一回、ゆっくりと瞬きをしてから目線が外れた。ヤミラミを見る。
「…シュス、なんで旅に出ちゃったんだい?」
再会してから初めて聞く声だった。…ううん、出会ってから初めて聞く声。自信がない、というか…怖いのかな…。今まで話してきて、マツバは常に芯が通っていて、揺らぎなかったように感じていた。飄々としているようだけど。そんなマツバがこんな声を出すなんて、驚いた。
言葉をちゃんと選んで話さないと、と思わせた。
「…私の生まれは覚えている?」
「…ううん、そういうこと話したことなかったね」
「そうだっけ…私はね、孤児院育ちなんだ。親の顔は知らない。孤児院はきちんと私が生きていけるためにスクールも通わせてくれたし、食べるものと寝るところも与えてくれた。けど、早くここを抜け出して自由になりたいって思っていたんだ。当時の私の第一優先事項はそれだった。何よりもね。だから、旅に出たの」
「……そう」
マツバの目線はまだヤミラミのままだった。だから、表情を見ての心情を察することは出来ない。ちゃんと、マツバが分かってくれるように私は話せたかな。誤解がない様に話せたかな。
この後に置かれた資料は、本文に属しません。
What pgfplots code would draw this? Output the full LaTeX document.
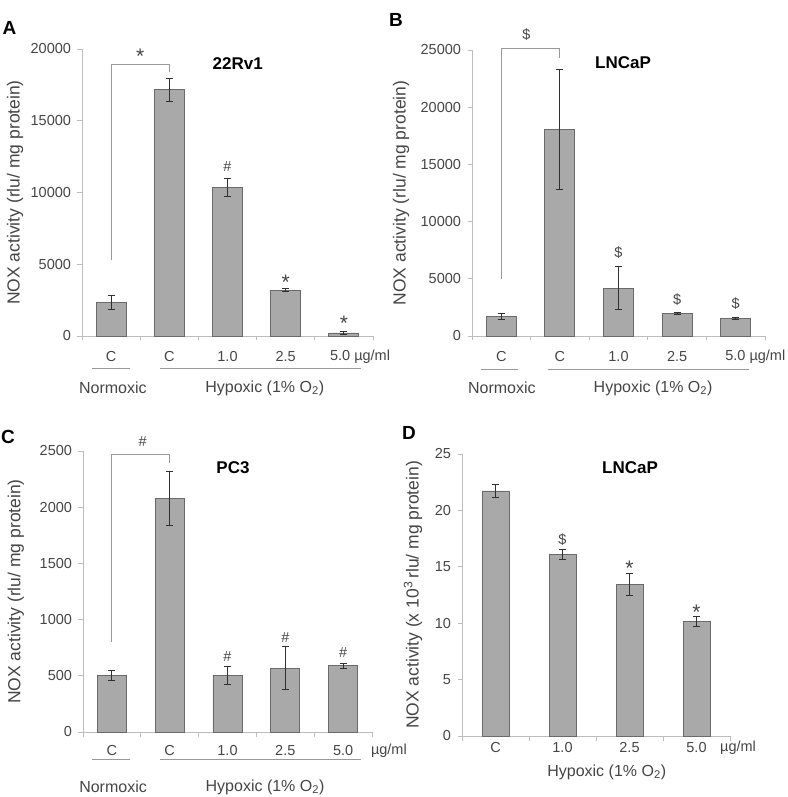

「僕、君が卒業と同時くらいに旅に出たって噂で聞いて悲しくなったよ。何かしたのかな、とかネガティブになったりしたんだよ」
「…ごめん」
「…でも、その話聞けて良かったよ。話してくれて、ありがとう」
やっと目線を合わせてくれた。マツバの表情は柔らかくて晴れ晴れしているようだった。良かった。私はちゃんと話せたのかな。
…でも、私、記憶の中ではちゃんと、マツバに育ちのこと話しているんだけど・・・違ったっけなあ。